In recent years the institutions of political democracy have replaced institutions of political repression in our part of the world, and
classic forms of communism have come to an end. China, although far from being a model of democracy, has opened its economy to market forces. It is pushing hard to expand its middle class, which will have major implications related to purchasing power and consumptive patterns (East-West Center, 2002). It appears, however, that the democratization of China and other developing Asian countries is more a democracy of money. Communities are being disrupted by environmental pillaging to fuel China's insatiable need for resources. Displaced rural dwellers are flooding urban centers in search of employment. Migrant workers often suffer from workplace discrimination and scant family support. Approximately 250,000 Chinese commit suicide each year. Suicide is the leading cause of death among adults between 18 and 34 years of age (Beech, 2003). To address the social fallout from China's economic boom, some 200 social work education programs nationwide have formed since the 1990s.

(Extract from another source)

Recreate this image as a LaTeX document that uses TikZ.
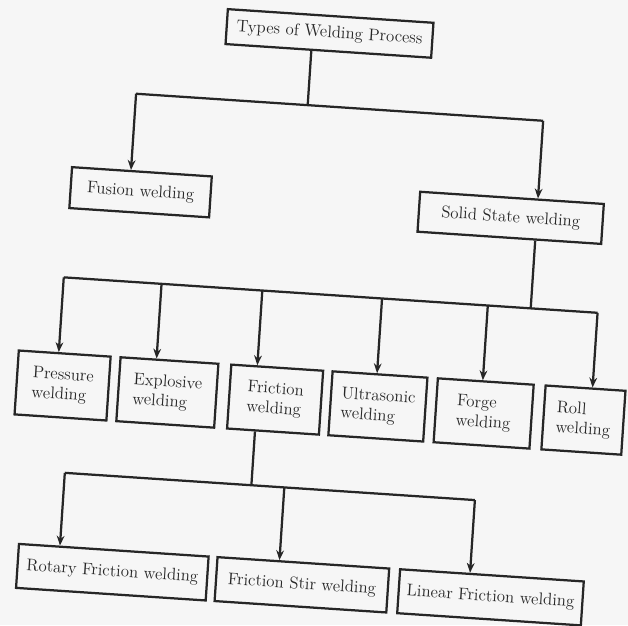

The "overnight" Chinese phenomenon provides us with insights into the relationship between the U.S. brand of social work and economic development. Our role in the greater scheme is to tend to the needs of the free market's social fallout and the disparity that is the hallmark of a corporate-driven economy. In the field of social work, competence is generally defined by one's ability to heal and repair rather than by an acumen associated with prevention, making it difficult to ascertain our complicit role in sustaining exploitive systems.
In our society, the narratives emerging from a condition of economic wealth and hyper-consumerism include those that attribute social ills to permissive liberalism, emphasize free-market capitalism as the answer for delivering national prosperity, and support extravagant military appropriations as a way to combat terrorism. These themes in turn lead to cuts in federal social welfare programs, the deregulation of markets, and lucrative military contracts for corporate sponsors (Korten, 2006). At the same time, economic growth is held as a "cure" for poverty, unemployment, pollution, debt repayment, stress reduction and mental health, crime, divorce, and even drug addiction. These perspectives are often reproduced at the level of social work education and practice, which tends to valorize its own history of intercepting and reforming victims of capitalism.
As a profession, social work has much work to do to alter the narratives that drive the national agenda. We seem too narrowly focused on investing our energies in emulating "more credible" professions that have a strong scientific bent. The thrust in social work education toward evidence-based practice (EBP) is a case in point. EBP serves to validate social work practice by offering empirical data to demonstrate effectiveness. This movement serves to amplify a distinct cultural episteme that decontextualizes and reduces our important and complex work to disintegrate artifacts. For example, local and indigenous knowledge and practice are not acknowledged within the EBP movement and thus are negated. The assumptions driving this movement ignore the complexity of culture, the temporal and contextual aspects of recovery, and the symbiotic relationship between "scientific proof" and the affirmation of culturally biased practices.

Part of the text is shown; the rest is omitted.